Information shown >>
#####
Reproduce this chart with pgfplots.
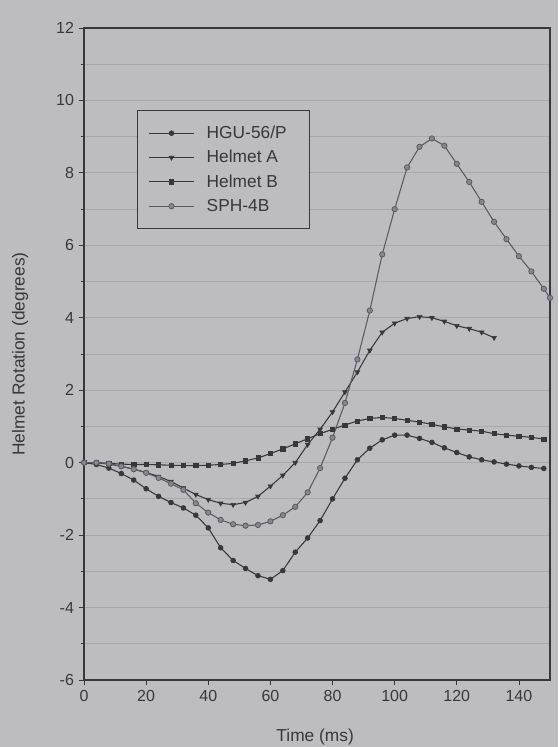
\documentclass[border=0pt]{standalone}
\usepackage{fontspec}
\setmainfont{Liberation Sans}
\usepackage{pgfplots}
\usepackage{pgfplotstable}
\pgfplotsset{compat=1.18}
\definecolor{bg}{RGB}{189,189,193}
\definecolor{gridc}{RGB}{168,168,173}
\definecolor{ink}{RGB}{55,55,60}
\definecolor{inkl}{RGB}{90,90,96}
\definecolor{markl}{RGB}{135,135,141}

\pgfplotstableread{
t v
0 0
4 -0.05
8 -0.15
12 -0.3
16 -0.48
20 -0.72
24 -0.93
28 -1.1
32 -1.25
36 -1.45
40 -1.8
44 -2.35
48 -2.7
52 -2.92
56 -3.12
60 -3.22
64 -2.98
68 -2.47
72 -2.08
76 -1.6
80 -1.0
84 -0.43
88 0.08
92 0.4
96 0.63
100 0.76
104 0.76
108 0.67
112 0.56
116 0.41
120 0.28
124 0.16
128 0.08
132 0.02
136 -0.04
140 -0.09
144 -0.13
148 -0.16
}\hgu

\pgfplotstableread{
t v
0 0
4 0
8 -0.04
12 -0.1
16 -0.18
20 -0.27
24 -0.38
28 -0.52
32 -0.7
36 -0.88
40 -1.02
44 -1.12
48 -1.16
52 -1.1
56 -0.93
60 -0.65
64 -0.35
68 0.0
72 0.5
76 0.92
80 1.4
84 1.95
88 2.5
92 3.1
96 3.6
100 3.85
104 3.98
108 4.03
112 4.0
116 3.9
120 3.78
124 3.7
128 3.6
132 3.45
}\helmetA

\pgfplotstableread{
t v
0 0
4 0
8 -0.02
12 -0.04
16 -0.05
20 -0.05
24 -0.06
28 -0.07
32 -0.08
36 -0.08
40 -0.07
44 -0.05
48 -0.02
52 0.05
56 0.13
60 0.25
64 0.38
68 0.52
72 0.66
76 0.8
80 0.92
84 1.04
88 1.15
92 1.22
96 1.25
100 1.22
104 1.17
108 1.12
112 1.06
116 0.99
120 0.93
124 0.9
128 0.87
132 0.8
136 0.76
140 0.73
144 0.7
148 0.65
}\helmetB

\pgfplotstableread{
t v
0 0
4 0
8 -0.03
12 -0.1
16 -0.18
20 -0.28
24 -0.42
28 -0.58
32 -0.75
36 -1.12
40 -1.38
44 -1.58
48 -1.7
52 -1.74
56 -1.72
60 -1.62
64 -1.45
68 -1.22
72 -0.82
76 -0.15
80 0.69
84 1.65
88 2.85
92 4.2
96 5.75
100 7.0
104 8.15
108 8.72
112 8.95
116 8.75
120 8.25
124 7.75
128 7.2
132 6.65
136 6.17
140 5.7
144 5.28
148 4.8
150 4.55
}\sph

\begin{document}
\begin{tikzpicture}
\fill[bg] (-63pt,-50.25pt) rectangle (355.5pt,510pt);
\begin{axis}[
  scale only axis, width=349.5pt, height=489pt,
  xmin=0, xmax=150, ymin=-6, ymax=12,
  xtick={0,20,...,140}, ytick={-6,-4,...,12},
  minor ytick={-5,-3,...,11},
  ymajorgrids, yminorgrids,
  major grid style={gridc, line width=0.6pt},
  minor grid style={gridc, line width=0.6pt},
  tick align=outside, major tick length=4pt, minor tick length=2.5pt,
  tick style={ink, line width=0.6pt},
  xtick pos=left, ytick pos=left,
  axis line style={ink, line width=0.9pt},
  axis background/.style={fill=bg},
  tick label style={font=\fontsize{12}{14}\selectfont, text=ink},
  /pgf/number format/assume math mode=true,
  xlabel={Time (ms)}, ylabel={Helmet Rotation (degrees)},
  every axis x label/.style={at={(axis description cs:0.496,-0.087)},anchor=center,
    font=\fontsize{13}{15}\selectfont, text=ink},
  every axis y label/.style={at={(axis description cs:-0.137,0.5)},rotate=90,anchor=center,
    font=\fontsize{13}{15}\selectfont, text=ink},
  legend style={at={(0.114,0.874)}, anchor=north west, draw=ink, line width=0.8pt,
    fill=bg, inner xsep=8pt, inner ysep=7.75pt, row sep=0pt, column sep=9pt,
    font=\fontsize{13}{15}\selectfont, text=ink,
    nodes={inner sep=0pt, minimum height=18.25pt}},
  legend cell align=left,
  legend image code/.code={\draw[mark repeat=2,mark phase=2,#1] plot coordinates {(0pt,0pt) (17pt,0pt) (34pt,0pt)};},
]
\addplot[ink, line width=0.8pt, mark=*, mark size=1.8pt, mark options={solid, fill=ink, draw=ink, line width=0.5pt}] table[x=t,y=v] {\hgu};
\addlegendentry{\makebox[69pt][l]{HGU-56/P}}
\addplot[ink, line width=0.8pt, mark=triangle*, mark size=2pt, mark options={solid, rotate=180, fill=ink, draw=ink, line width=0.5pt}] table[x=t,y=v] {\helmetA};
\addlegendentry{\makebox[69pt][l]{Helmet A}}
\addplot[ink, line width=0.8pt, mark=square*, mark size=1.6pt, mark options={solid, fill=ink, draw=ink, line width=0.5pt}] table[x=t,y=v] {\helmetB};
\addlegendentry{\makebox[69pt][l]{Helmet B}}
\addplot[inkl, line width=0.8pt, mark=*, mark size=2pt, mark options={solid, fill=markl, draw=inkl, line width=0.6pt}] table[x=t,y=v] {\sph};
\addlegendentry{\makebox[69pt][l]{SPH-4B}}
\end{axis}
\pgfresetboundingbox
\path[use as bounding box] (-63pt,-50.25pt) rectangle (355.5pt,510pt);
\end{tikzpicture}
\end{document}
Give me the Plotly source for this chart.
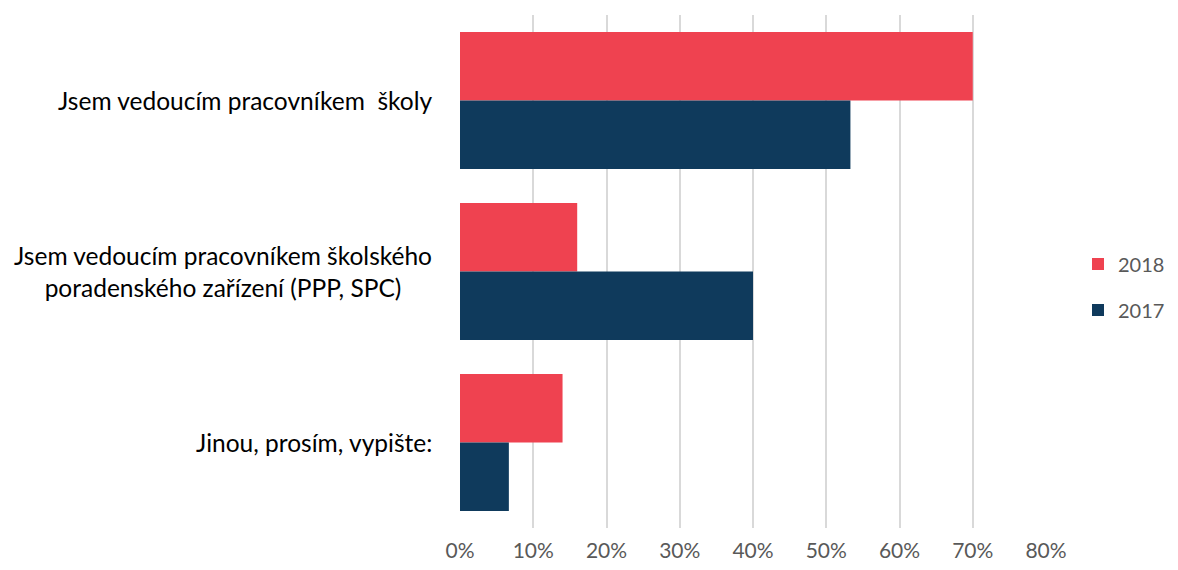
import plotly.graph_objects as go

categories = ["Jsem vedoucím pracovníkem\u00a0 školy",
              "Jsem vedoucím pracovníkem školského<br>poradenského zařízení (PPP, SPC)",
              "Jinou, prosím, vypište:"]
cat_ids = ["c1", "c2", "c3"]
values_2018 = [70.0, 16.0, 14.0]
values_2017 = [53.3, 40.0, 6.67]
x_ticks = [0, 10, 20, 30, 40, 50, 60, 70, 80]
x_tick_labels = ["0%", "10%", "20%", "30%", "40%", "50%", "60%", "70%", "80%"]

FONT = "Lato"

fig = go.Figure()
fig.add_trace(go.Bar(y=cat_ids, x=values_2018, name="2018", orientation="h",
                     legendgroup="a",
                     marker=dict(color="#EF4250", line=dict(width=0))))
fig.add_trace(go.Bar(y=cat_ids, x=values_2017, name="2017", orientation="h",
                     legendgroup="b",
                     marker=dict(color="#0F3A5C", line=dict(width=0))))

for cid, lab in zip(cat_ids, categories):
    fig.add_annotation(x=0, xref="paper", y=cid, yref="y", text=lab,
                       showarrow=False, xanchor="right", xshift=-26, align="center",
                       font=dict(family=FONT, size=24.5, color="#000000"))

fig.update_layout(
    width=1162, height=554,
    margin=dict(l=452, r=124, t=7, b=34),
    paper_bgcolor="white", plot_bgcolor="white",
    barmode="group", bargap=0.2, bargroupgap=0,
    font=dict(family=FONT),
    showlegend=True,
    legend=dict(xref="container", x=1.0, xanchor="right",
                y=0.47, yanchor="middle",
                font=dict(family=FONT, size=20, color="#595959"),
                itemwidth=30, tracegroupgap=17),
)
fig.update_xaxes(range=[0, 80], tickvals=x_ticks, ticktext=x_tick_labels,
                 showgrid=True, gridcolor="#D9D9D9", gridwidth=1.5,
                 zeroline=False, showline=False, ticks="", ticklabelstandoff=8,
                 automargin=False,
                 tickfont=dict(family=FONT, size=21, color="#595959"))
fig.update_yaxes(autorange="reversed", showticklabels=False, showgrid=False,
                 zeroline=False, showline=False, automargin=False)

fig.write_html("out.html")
#####
Task directions >> Start with the line that includes "Give me the Plotly source for this chart." and finish with the line that includes "import plotly.graph_objects as go": reproduce those lines exactly, nothing before or after, and omit any pictures.

Correct answer >>
Give me the Plotly source for this chart.
import plotly.graph_objects as go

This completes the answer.